INSTRUCTIONS FOR THE TASK:
All of the lines below are to be printed again exactly; images are excluded from the output.

DATASET EXTRACT:
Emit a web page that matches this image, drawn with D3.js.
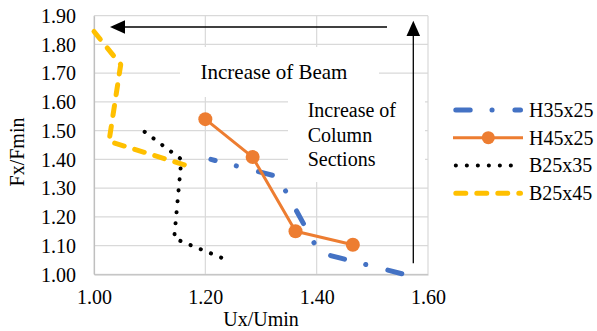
<!DOCTYPE html>
<html>
<head>
<meta charset="utf-8">
<script src="https://cdn.jsdelivr.net/npm/d3@7/dist/d3.min.js"></script>
<style>
  html, body { margin: 0; padding: 0; background: #fff; }
  svg { display: block; }
  text { font-family: "Liberation Serif", "Times New Roman", serif; fill: #000; }
</style>
</head>
<body>
<svg id="chart" width="597" height="331"></svg>
<script>
// ---- data ----
const xTicks = [1.00, 1.20, 1.40, 1.60];
const yTicks = [1.00, 1.10, 1.20, 1.30, 1.40, 1.50, 1.60, 1.70, 1.80, 1.90];
const seriesNames = ["H35x25", "H45x25", "B25x35", "B25x45"];
const h35x25X = [1.21, 1.33, 1.405, 1.557];
const h35x25Y = [1.40, 1.34, 1.075, 1.00];
const h45x25X = [1.20, 1.285, 1.362, 1.465];
const h45x25Y = [1.54, 1.408, 1.150, 1.103];
const b25x35X = [1.091, 1.157, 1.144, 1.240];
const b25x35Y = [1.496, 1.40, 1.125, 1.049];
const b25x45X = [1.00, 1.048, 1.027, 1.167];
const b25x45Y = [1.845, 1.73, 1.463, 1.378];
const xLabel = "Ux/Umin";
const yLabel = "Fx/Fmin";
const beamNote = "Increase of Beam";
const columnNote = ["Increase of", "Column", "Sections"];

// ---- layout ----
const L = 94, R = 428, T = 15.7, B = 274.3;
const svg = d3.select("#chart");
const x = d3.scaleLinear().domain([1.0, 1.6]).range([L, R]);
const y = d3.scaleLinear().domain([1.0, 1.9]).range([B, T]);

const styles = [
  { color: "#4472C4", width: 5, dash: "14.4,21.8,0.1,22.8", offset: 10, cap: "round" },
  { color: "#ED7D31", width: 3, dash: null, cap: "butt", marker: true },
  { color: "#000000", width: 4, dash: "0.1,10.9", offset: 0, cap: "round" },
  { color: "#FFC000", width: 5, dash: "10,11", offset: 0, cap: "round" }
];

// gridlines
const grid = svg.append("g");
grid.selectAll("line.h").data(yTicks).join("line")
  .attr("x1", L).attr("x2", R).attr("y1", d => y(d)).attr("y2", d => y(d))
  .attr("stroke", "#d9d9d9").attr("stroke-width", 1.2);
grid.selectAll("line.v").data(xTicks).join("line")
  .attr("y1", T).attr("y2", B).attr("x1", d => x(d)).attr("x2", d => x(d))
  .attr("stroke", "#d9d9d9").attr("stroke-width", 1.2);

// axes (labels only)
const yAxis = d3.axisLeft(y).tickValues(yTicks).tickFormat(d3.format(".2f")).tickSize(0).tickPadding(18);
const gy = svg.append("g").attr("transform", `translate(${L},0)`).call(yAxis);
gy.select(".domain").attr("stroke", "#bfbfbf").attr("stroke-width", 1.2);
gy.selectAll("text").attr("font-size", 20).attr("font-family", "Liberation Serif").attr("dy", "0.34em");

const xAxis = d3.axisBottom(x).tickValues(xTicks).tickFormat(d3.format(".2f")).tickSize(0).tickPadding(16);
const gx = svg.append("g").attr("transform", `translate(0,${B})`).call(xAxis);
gx.select(".domain").attr("stroke", "#bfbfbf").attr("stroke-width", 1.2);
gx.selectAll("text").attr("font-size", 20).attr("font-family", "Liberation Serif");

svg.append("text").attr("x", (L + R) / 2).attr("y", 326).attr("text-anchor", "middle")
  .attr("font-size", 20).text(xLabel);
svg.append("text").attr("transform", "translate(24,152) rotate(-90)").attr("text-anchor", "middle")
  .attr("font-size", 20).text(yLabel);

// text boxes
svg.append("rect").attr("x", 180).attr("y", 47).attr("width", 199).attr("height", 50).attr("fill", "#fff");
svg.append("rect").attr("x", 288).attr("y", 90).attr("width", 137).attr("height", 92).attr("fill", "#fff");
svg.append("text").attr("x", 274).attr("y", 79).attr("text-anchor", "middle").attr("font-size", 21).text(beamNote);
svg.append("g").selectAll("text").data(columnNote).join("text")
  .attr("x", 307.7).attr("y", (d, i) => 117 + i * 24.7).attr("font-size", 20).text(d => d);

// series
const allX = [h35x25X, h45x25X, b25x35X, b25x45X];
const allY = [h35x25Y, h45x25Y, b25x35Y, b25x45Y];
const line = d3.line().x(d => x(d[0])).y(d => y(d[1]));
const draw = [3, 2, 0, 1];
draw.forEach(i => {
  const pts = allX[i].map((v, k) => [v, allY[i][k]]);
  const s = styles[i];
  const p = svg.append("path").attr("d", line(pts)).attr("fill", "none")
    .attr("stroke", s.color).attr("stroke-width", s.width)
    .attr("stroke-linecap", s.cap).attr("stroke-linejoin", "round");
  if (s.dash) p.attr("stroke-dasharray", s.dash).attr("stroke-dashoffset", s.offset);
  if (s.marker) {
    svg.append("g").selectAll("circle").data(pts).join("circle")
      .attr("cx", d => x(d[0])).attr("cy", d => y(d[1])).attr("r", 7).attr("fill", s.color);
  }
});

// arrows
svg.append("line").attr("x1", 387).attr("y1", 27).attr("x2", 120).attr("y2", 27)
  .attr("stroke", "#000").attr("stroke-width", 1.3);
svg.append("path").attr("d", "M110,27 L125,20.3 L125,33.7 Z").attr("fill", "#000");
svg.append("line").attr("x1", 413.3).attr("y1", 263.3).attr("x2", 413.3).attr("y2", 30)
  .attr("stroke", "#000").attr("stroke-width", 1.3);
svg.append("path").attr("d", "M413.3,20.7 L406.5,36 L420.1,36 Z").attr("fill", "#000");

// legend
const legY = [110, 137.7, 165.5, 193.3];
const leg = svg.append("g");
seriesNames.forEach((name, i) => {
  const s = styles[i];
  const yy = legY[i];
  const x1 = s.cap === "round" ? 455.8 : 453, x2 = s.cap === "round" ? 520.5 : 523;
  const l = leg.append("line").attr("x1", x1).attr("x2", x2).attr("y1", yy).attr("y2", yy)
    .attr("stroke", s.color).attr("stroke-width", s.width).attr("stroke-linecap", s.cap);
  if (s.dash) l.attr("stroke-dasharray", s.dash);
  if (s.marker) leg.append("circle").attr("cx", 488.3).attr("cy", yy).attr("r", 6.5).attr("fill", s.color);
  leg.append("text").attr("x", 529).attr("y", yy).attr("dy", "0.34em").attr("font-size", 20).text(name);
});
</script>
</body>
</html>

OUTPUT FOR THIS EXERCISE:
Emit a web page that matches this image, drawn with D3.js.
<!DOCTYPE html>
<html>
<head>
<meta charset="utf-8">
<script src="https://cdn.jsdelivr.net/npm/d3@7/dist/d3.min.js"></script>
<style>
  html, body { margin: 0; padding: 0; background: #fff; }
  svg { display: block; }
  text { font-family: "Liberation Serif", "Times New Roman", serif; fill: #000; }
</style>
</head>
<body>
<svg id="chart" width="597" height="331"></svg>
<script>
// ---- data ----
const xTicks = [1.00, 1.20, 1.40, 1.60];
const yTicks = [1.00, 1.10, 1.20, 1.30, 1.40, 1.50, 1.60, 1.70, 1.80, 1.90];
const seriesNames = ["H35x25", "H45x25", "B25x35", "B25x45"];
const h35x25X = [1.21, 1.33, 1.405, 1.557];
const h35x25Y = [1.40, 1.34, 1.075, 1.00];
const h45x25X = [1.20, 1.285, 1.362, 1.465];
const h45x25Y = [1.54, 1.408, 1.150, 1.103];
const b25x35X = [1.091, 1.157, 1.144, 1.240];
const b25x35Y = [1.496, 1.40, 1.125, 1.049];
const b25x45X = [1.00, 1.048, 1.027, 1.167];
const b25x45Y = [1.845, 1.73, 1.463, 1.378];
const xLabel = "Ux/Umin";
const yLabel = "Fx/Fmin";
const beamNote = "Increase of Beam";
const columnNote = ["Increase of", "Column", "Sections"];

// ---- layout ----
const L = 94, R = 428, T = 15.7, B = 274.3;
const svg = d3.select("#chart");
const x = d3.scaleLinear().domain([1.0, 1.6]).range([L, R]);
const y = d3.scaleLinear().domain([1.0, 1.9]).range([B, T]);

const styles = [
  { color: "#4472C4", width: 5, dash: "14.4,21.8,0.1,22.8", offset: 10, cap: "round" },
  { color: "#ED7D31", width: 3, dash: null, cap: "butt", marker: true },
  { color: "#000000", width: 4, dash: "0.1,10.9", offset: 0, cap: "round" },
  { color: "#FFC000", width: 5, dash: "10,11", offset: 0, cap: "round" }
];

// gridlines
const grid = svg.append("g");
grid.selectAll("line.h").data(yTicks).join("line")
  .attr("x1", L).attr("x2", R).attr("y1", d => y(d)).attr("y2", d => y(d))
  .attr("stroke", "#d9d9d9").attr("stroke-width", 1.2);
grid.selectAll("line.v").data(xTicks).join("line")
  .attr("y1", T).attr("y2", B).attr("x1", d => x(d)).attr("x2", d => x(d))
  .attr("stroke", "#d9d9d9").attr("stroke-width", 1.2);

// axes (labels only)
const yAxis = d3.axisLeft(y).tickValues(yTicks).tickFormat(d3.format(".2f")).tickSize(0).tickPadding(18);
const gy = svg.append("g").attr("transform", `translate(${L},0)`).call(yAxis);
gy.select(".domain").attr("stroke", "#bfbfbf").attr("stroke-width", 1.2);
gy.selectAll("text").attr("font-size", 20).attr("font-family", "Liberation Serif").attr("dy", "0.34em");

const xAxis = d3.axisBottom(x).tickValues(xTicks).tickFormat(d3.format(".2f")).tickSize(0).tickPadding(16);
const gx = svg.append("g").attr("transform", `translate(0,${B})`).call(xAxis);
gx.select(".domain").attr("stroke", "#bfbfbf").attr("stroke-width", 1.2);
gx.selectAll("text").attr("font-size", 20).attr("font-family", "Liberation Serif");

svg.append("text").attr("x", (L + R) / 2).attr("y", 326).attr("text-anchor", "middle")
  .attr("font-size", 20).text(xLabel);
svg.append("text").attr("transform", "translate(24,152) rotate(-90)").attr("text-anchor", "middle")
  .attr("font-size", 20).text(yLabel);

// text boxes
svg.append("rect").attr("x", 180).attr("y", 47).attr("width", 199).attr("height", 50).attr("fill", "#fff");
svg.append("rect").attr("x", 288).attr("y", 90).attr("width", 137).attr("height", 92).attr("fill", "#fff");
svg.append("text").attr("x", 274).attr("y", 79).attr("text-anchor", "middle").attr("font-size", 21).text(beamNote);
svg.append("g").selectAll("text").data(columnNote).join("text")
  .attr("x", 307.7).attr("y", (d, i) => 117 + i * 24.7).attr("font-size", 20).text(d => d);

// series
const allX = [h35x25X, h45x25X, b25x35X, b25x45X];
const allY = [h35x25Y, h45x25Y, b25x35Y, b25x45Y];
const line = d3.line().x(d => x(d[0])).y(d => y(d[1]));
const draw = [3, 2, 0, 1];
draw.forEach(i => {
  const pts = allX[i].map((v, k) => [v, allY[i][k]]);
  const s = styles[i];
  const p = svg.append("path").attr("d", line(pts)).attr("fill", "none")
    .attr("stroke", s.color).attr("stroke-width", s.width)
    .attr("stroke-linecap", s.cap).attr("stroke-linejoin", "round");
  if (s.dash) p.attr("stroke-dasharray", s.dash).attr("stroke-dashoffset", s.offset);
  if (s.marker) {
    svg.append("g").selectAll("circle").data(pts).join("circle")
      .attr("cx", d => x(d[0])).attr("cy", d => y(d[1])).attr("r", 7).attr("fill", s.color);
  }
});

// arrows
svg.append("line").attr("x1", 387).attr("y1", 27).attr("x2", 120).attr("y2", 27)
  .attr("stroke", "#000").attr("stroke-width", 1.3);
svg.append("path").attr("d", "M110,27 L125,20.3 L125,33.7 Z").attr("fill", "#000");
svg.append("line").attr("x1", 413.3).attr("y1", 263.3).attr("x2", 413.3).attr("y2", 30)
  .attr("stroke", "#000").attr("stroke-width", 1.3);
svg.append("path").attr("d", "M413.3,20.7 L406.5,36 L420.1,36 Z").attr("fill", "#000");

// legend
const legY = [110, 137.7, 165.5, 193.3];
const leg = svg.append("g");
seriesNames.forEach((name, i) => {
  const s = styles[i];
  const yy = legY[i];
  const x1 = s.cap === "round" ? 455.8 : 453, x2 = s.cap === "round" ? 520.5 : 523;
  const l = leg.append("line").attr("x1", x1).attr("x2", x2).attr("y1", yy).attr("y2", yy)
    .attr("stroke", s.color).attr("stroke-width", s.width).attr("stroke-linecap", s.cap);
  if (s.dash) l.attr("stroke-dasharray", s.dash);
  if (s.marker) leg.append("circle").attr("cx", 488.3).attr("cy", yy).attr("r", 6.5).attr("fill", s.color);
  leg.append("text").attr("x", 529).attr("y", yy).attr("dy", "0.34em").attr("font-size", 20).text(name);
});
</script>
</body>
</html>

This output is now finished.